Duy Huynh
Duy Huynh

Reputation: 291

Increase data insert speed of PostgreSQL

I am stuck in a problem that PostgreSQL data writes are very slow.

I developed my application in Java (using JDBC) to insert data into a PostgreSQL DB. It works well on our remote development server. However, after I deploy it to the production server, it causes a problem.

The insert speed of PostgreSQL on the production server is only ~150 records/s for 200000K records, while it is ~1000 records/s for the same data set on the development server.
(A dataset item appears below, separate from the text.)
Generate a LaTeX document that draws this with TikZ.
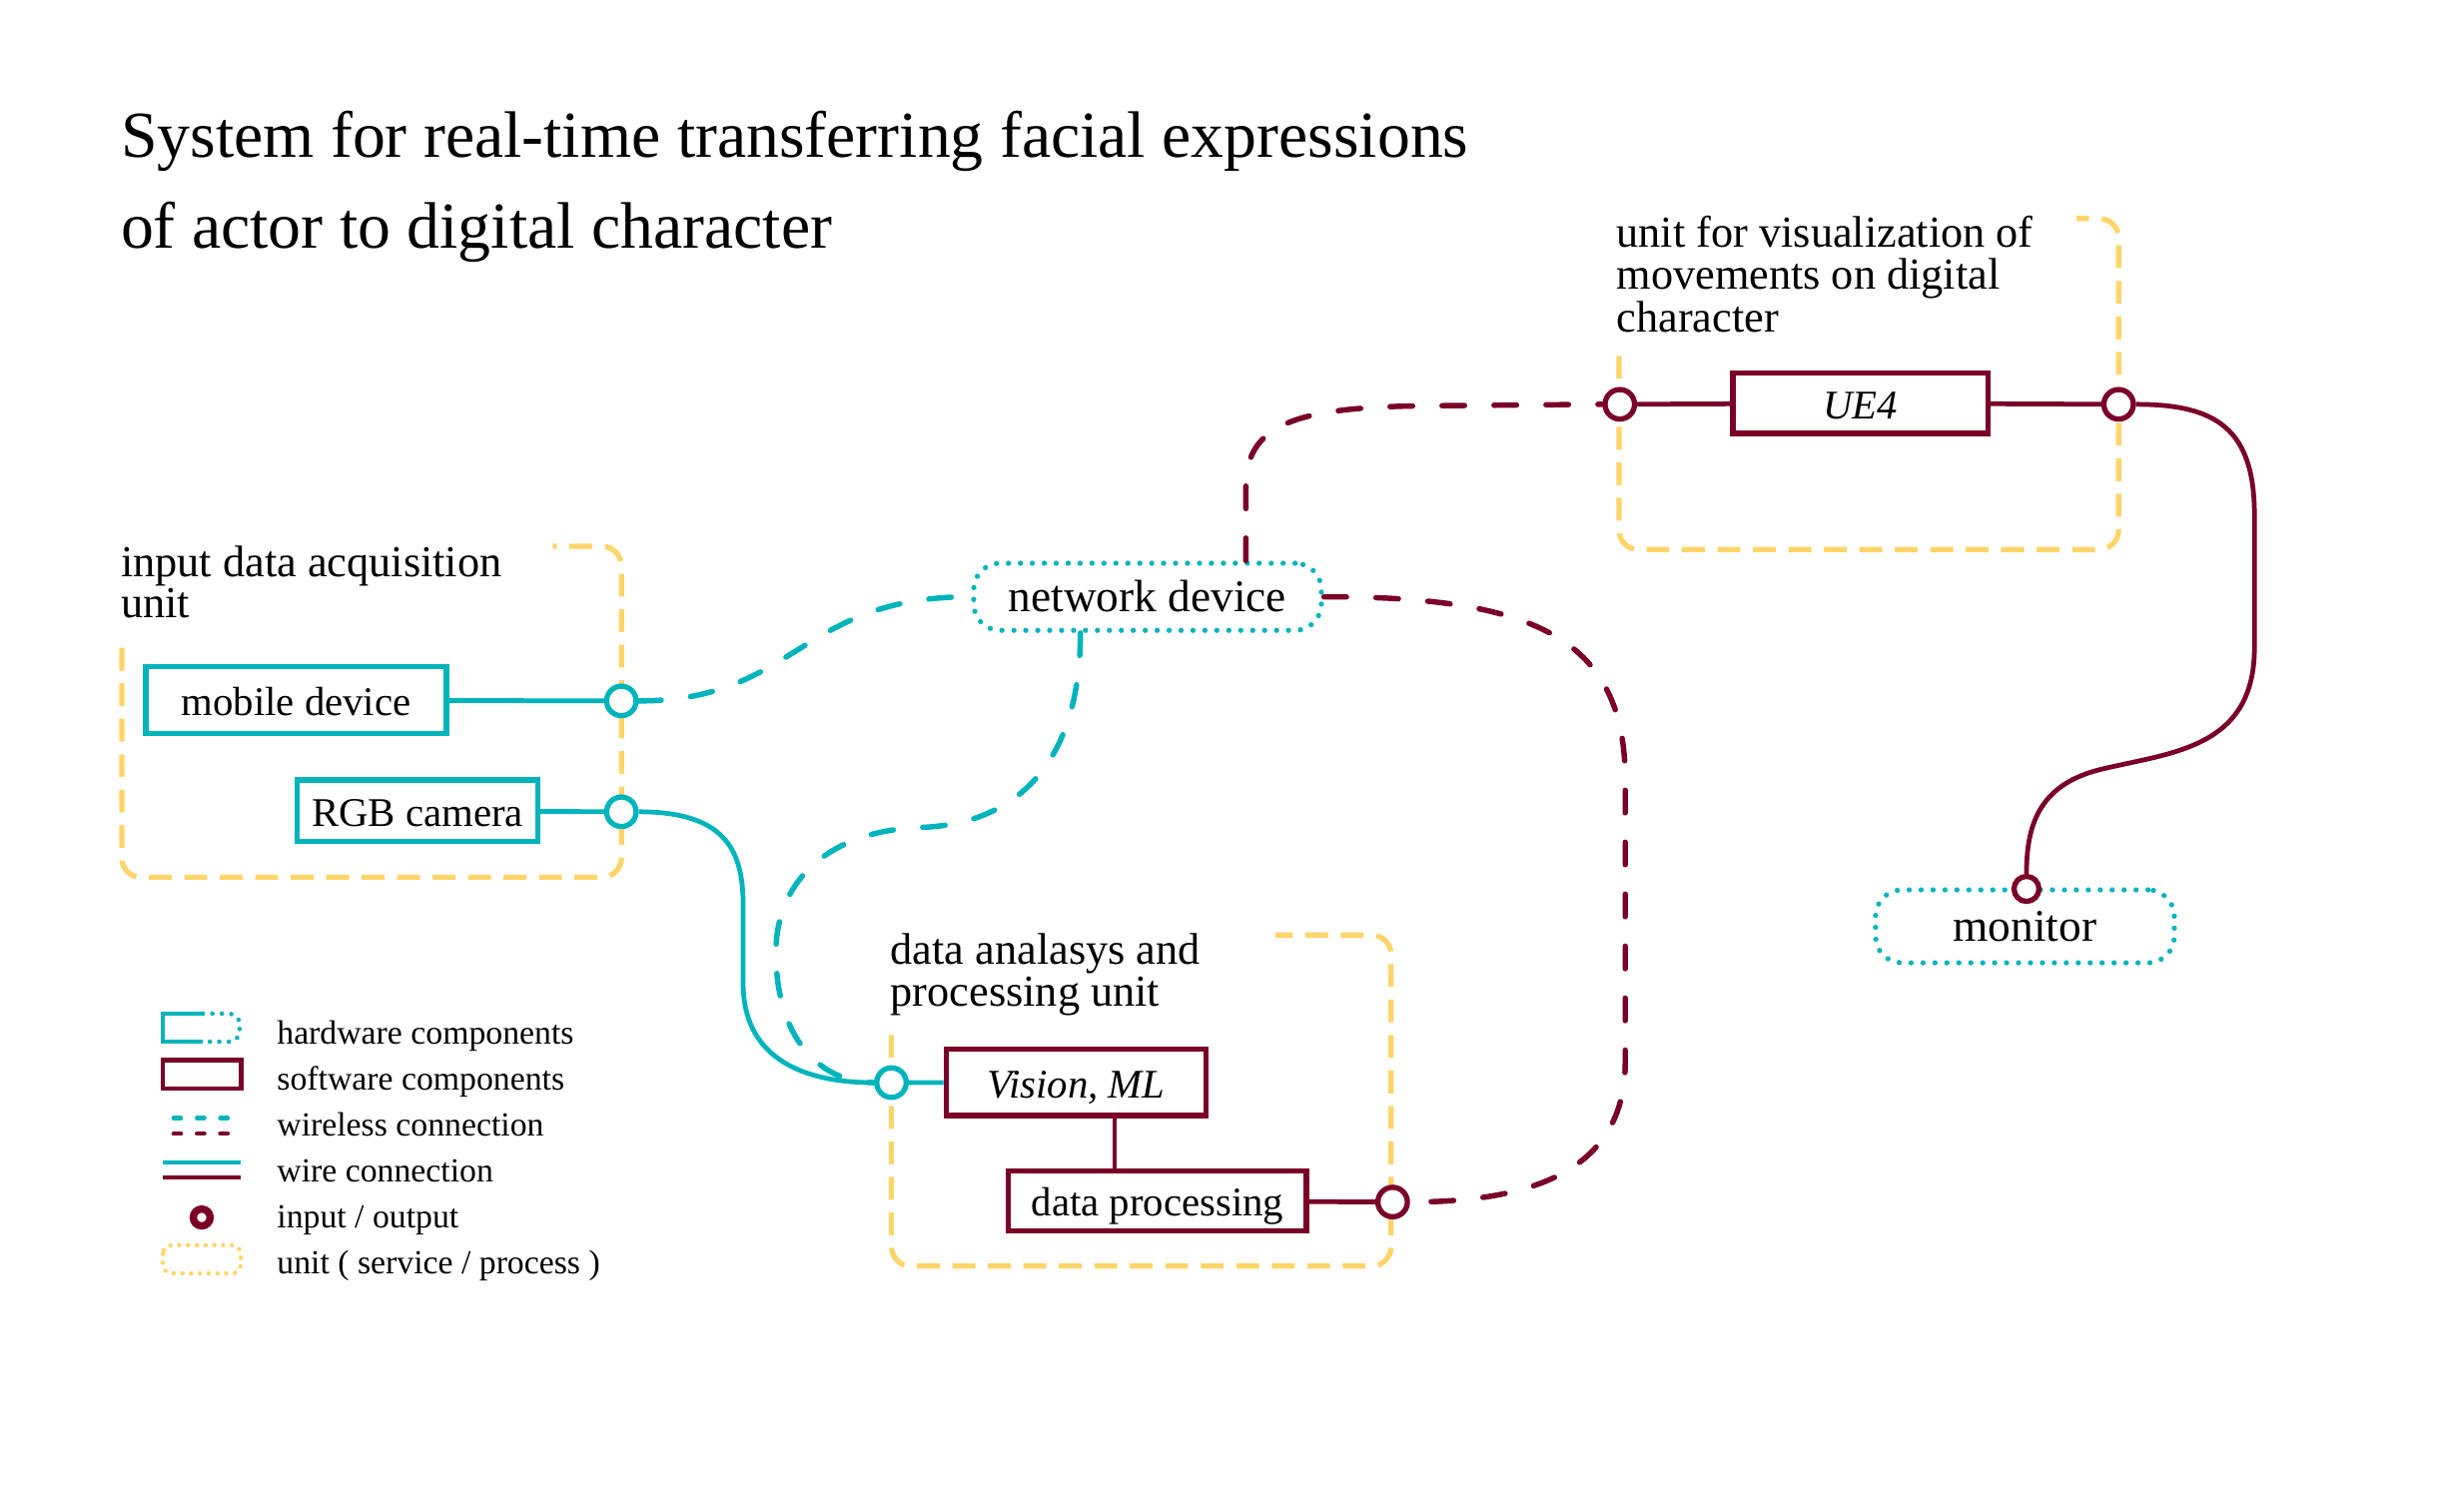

Firstly, I tried to change the configuration in postgresql.conf as follows:

effective_cache_size = 4GB
max_wal_size = 2GB
work_mem = 128MB
shared buffers = 512MB

After I changed the configuration and restarted, it only affects the query speed, while the insert speed does not change (~150 records/s).

I have checked my server memory info, there is a lot of free memory ~4GB. The inserter only uses 0.5% of 8GB (~40MB).

So my questions are:

Is this a problem of a storage disk, such as SSD and HDD or virtual and physical etc.? Why is the insert speed still very slow, although I have changed the configuration? Is there any way for increasing the insert speed?

Note: the problem does not relate to the insert query structure. I have used the same query in the same condition elsewhere (I set up an environment in 2 servers in the same way). I do not know why the DEVELOPMENT server (4GB) works better than the PRODUCTION server (8GB).

Upvotes: 3

Views: 7672

Answers (1)

Laurenz Albe
Laurenz Albe

Reputation: 246493

The only one of your parameters that has an influence on INSERT performance is max_wal_size. High values prevent frequent checkpoints.

Use iostat -x 1 on the database server to see how busy your disks are. If they are quite busy, you are probably I/O bottlenecked. Maybe the I/O subsystem on your test server is better?

If you are running the INSERTs in many small transactions, you may be bottlenecked by fsync to the WAL. The symptom is a busy disk with not much I/O being performed.

In that case batch the INSERTs in larger transactions. The difference you observe could then be due to different configuration: Maybe you set synchronous_commit or (horribile dictu!) fsync to off on the test server.